Quadrupole order in the frustrated pyrochlore magnet Tb$_2$Ti$_2$O$_7$

TL;DR

This study investigates the hidden quadrupolar long-range order in the frustrated pyrochlore magnet Tb₂Ti₂O₇ using specific heat measurements and Monte Carlo simulations, revealing how magnetic fields influence its ordered states.

Contribution

It provides experimental and simulation evidence that magnetic fields suppress quadrupolar order, highlighting Tb₂Ti₂O₇'s position at the boundary between quadrupolar and spin-liquid states.

Findings

Magnetic fields above 0.3 T suppress the specific heat peak.

Monte Carlo simulations qualitatively reproduce the field effects.

Tb₂Ti₂O₇ is at a boundary between quadrupolar and spin-liquid phases.

Abstract

We have studied the hidden long-range order (LRO) of the frustrated pyrochlore magnet Tb$_2$Ti$_2$O$_7$ by means of specific-heat experiments and Monte-Carlo (MC) simulations, which has been discussed as the LRO of quadrupole moments inherent to the non-Kramers ion of Tb$^{3+}$. We have found that the sharp specific-heat peak is collapsed into a broad hump by magnetic fields above 0.3 T for $H//[001]$. This result, qualitatively reproduced by MC simulations, suggests that a field-induced magnetic state overcomes the quadrupolar LRO state, as a similar case of a classical spin ice.

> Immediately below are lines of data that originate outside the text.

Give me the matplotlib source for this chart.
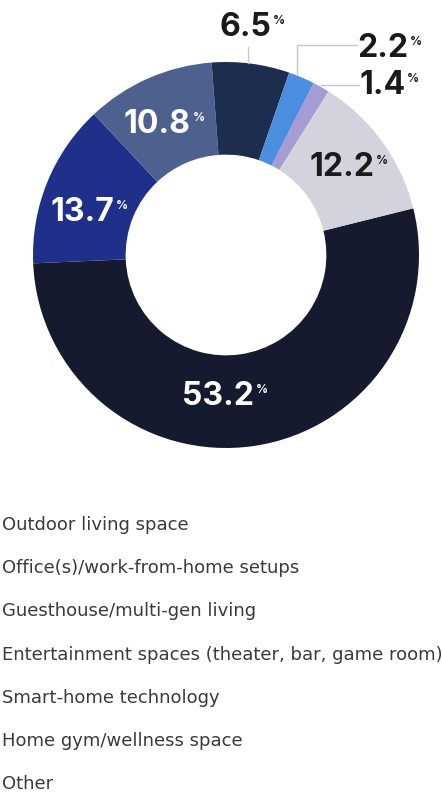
import numpy as np
import matplotlib.pyplot as plt

categories = ['Outdoor living space', 'Office(s)/work-from-home setups',
              'Guesthouse/multi-gen living',
              'Entertainment spaces (theater, bar, game room)',
              'Smart-home technology', 'Home gym/wellness space', 'Other']
shares = [53.2, 13.7, 10.8, 6.5, 2.2, 1.4, 12.2]
colors = ['#161a2e', '#20308a', '#4e618e', '#1d2d4e', '#4b8ee0', '#a59cd3', '#d3d3de']

fig = plt.figure(figsize=(4.42, 7.95), dpi=100)
# donut centre ~ (226, 255) px, radius ~193 px
ax = fig.add_axes([33 / 442, 1 - 448 / 795, 386 / 442, 386 / 795])
wedges, _ = ax.pie(shares, colors=colors, startangle=14, counterclock=False,
                   radius=1, wedgeprops=dict(width=0.48, linewidth=0))
ax.set_xlim(-1, 1)
ax.set_ylim(-1, 1)
ax.set_aspect('equal')
ax.axis('off')

bold = dict(fontweight='bold', family=['Inter', 'DejaVu Sans'])


def label(x, y, val, color):
    t = ax.text(x, y, f'{val:.1f}', ha='center', va='center', fontsize=23,
                color=color, **bold)
    ax.annotate('%', xy=(1.03, 0.9), xycoords=t, ha='left', va='top', fontsize=8.5,
                color=color, **bold)


# labels inside the ring (nudges in data units)
nudge = {53.2: (-0.15, 0.0), 13.7: (-0.06, -0.06), 10.8: (-0.06, 0.0), 12.2: (0.0, 0.02)}
for w, val in zip(wedges, shares):
    if val not in nudge:
        continue
    mid = np.deg2rad((w.theta1 + w.theta2) / 2)
    dx, dy = nudge[val]
    col = '#1a1a1a' if val == 12.2 else 'white'
    label(0.74 * np.cos(mid) + dx, 0.74 * np.sin(mid) + dy, val, col)

# small slices, labelled outside with leader lines
line_kw = dict(color='#c8c8c8', lw=1, clip_on=False)
ax.plot([0.114, 0.114], [0.995, 1.08], **line_kw)
label(0.1, 1.18, shares[3], '#1a1a1a')
ax.plot([0.368, 0.368, 0.68], [0.94, 1.088, 1.088], **line_kw)
label(0.81, 1.07, shares[4], '#1a1a1a')
ax.plot([0.49, 0.69], [0.88, 0.88], **line_kw)
label(0.81, 0.88, shares[5], '#1a1a1a')

# legend text
for i, name in enumerate(categories):
    y = 1 - (525 + i * 43.2) / 795
    fig.text(2 / 442, y, name, ha='left', va='center', fontsize=13,
             family=['DejaVu Sans'], color='#3a3a3a')

fig.savefig('out.png', dpi=100)
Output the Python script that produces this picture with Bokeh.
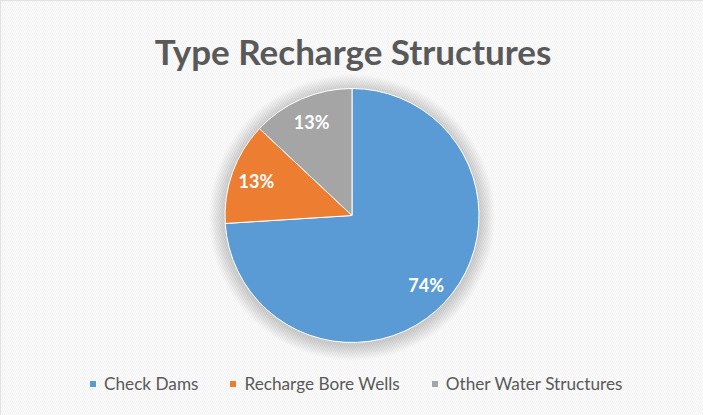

The present results support the interpretation that Tb$_{2+x}$Ti$_{2-x}$O$_{7+y}$ is a unique material in the boundary between the quadrupolar ($x \geq x_c = -0.0025$) and spin-liquid ($x \leq x_c$) states, where the magnetic field along the [001] axis is a tuning parameter which induces the magnetic ordered state.